Magda Fedor

Personal information
- Nicknames: Aunt Baby, Aunt Georgie
- Nationality: Hungarian
- Born: 14 January 1914 Pinkaszentkirály, Kingdom of Hungary
- Died: 8 December 2017 (aged 103)
- Years active: 1939–1979
- Spouse: Lajos Kisgyörgy

Sport
- Country: Hungary
- Sport: Sports shooting
- Club: Budapesti Honvéd SE
- Coached by: Lajos Kisgyörgy

= Magda Fedor =

Hungarian sports shooter

Magda Fedor (Mrs. Lajos Kisgyörgy, 14 January 1914 – 8 December 2017) was a Hungarian sports shooter, 123-time national champion, multiple World Championships and European Championships medalist.

==Early life==
Fedor was born in Pinkaszentkirály (today part of Vasalja, Hungary) in 1914 as the fifth child of the family, who soon moved to nearby Szombathely, where Fedor grew up and studied in the local girls' gymnasium. During her school years she practised figure skating and tennis; being a talented tennis player she was signed by local club Szombathelyi SE, where she played alongside József Asbóth, who later won the French Open.

==Career==
In 1938, she married flight lieutenant Lajos Kisgyörgy, whom she met in the tennis club. The couple first moved to Székesfehérvár, then settled in Budapest. Kisgyörgy, an outstanding pentathlete of his time and later a renowned shooting coach, introduced sport shooting to Fedor, who pursued a competitive career from 1939. Coached by her husband, Fedor competed till 1979, during which period she won 123 Hungarian national championship titles in different disciplines and positions, including 68 single victories and a triumph in the men's field. Additionally, she set a number of national records.
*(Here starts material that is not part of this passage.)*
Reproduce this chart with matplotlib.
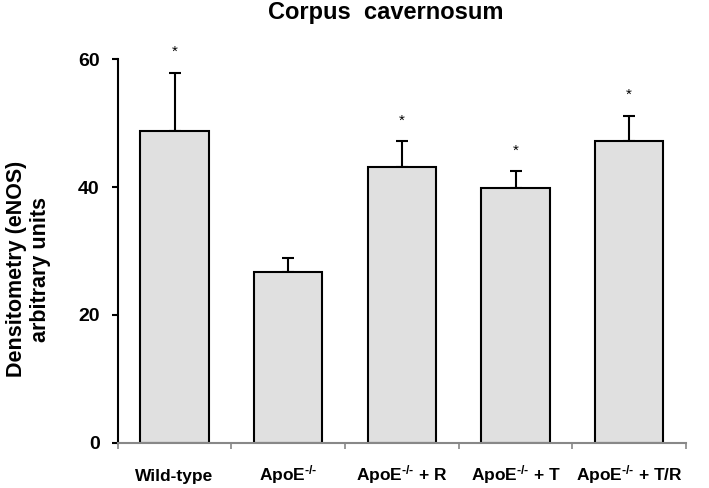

Fedor also participated at several European and World Championships; she collected two silver medals and six bronze medals at European Championships and one silver and two bronze medals at World events. She never had the chance to take part at the Olympic Games, since sport shooting for women was introduced to the Olympic program only in 1984.

After retiring from competitive sport, Fedor became a shooting coach. Among the clubs she coached are KSI SE, Zalka SE – the club of the
National Military Technical College – and Óbuda Lövész Egyesület; most recently, aged over 90, coaching the shooters of Igazságügyi Minisztérium Duna Lövészklubja.

==Personal life==
Fedor had two nicknames. At home she was called Baba (Baby), which became Baba néni (Aunt Baby) in adulthood and she was known by this name among shooters. The Hungarian pentathlon national team gave her the nickname Gyuri néni (Aunt Georgie), a transformation of her husband's nickname Gyuri bácsi (Uncle Georgie).

Fedor's daughter, Magda is an all-round sportsperson who won national titles in alpine skiing, shooting and tennis; her son, Lajos Jr. also continued the family tradition and became a sport shooter. Her grandchild, Gergely Kisgyörgy is a professional tennis player and multiple Hungarian Tennis Championships winner in doubles. He also played for the Hungary Davis Cup team, winning 16 of his 24 singles rubbers and 7 out of his 13 doubles matches. Fedor died on 8 December 2017 at the age of 103.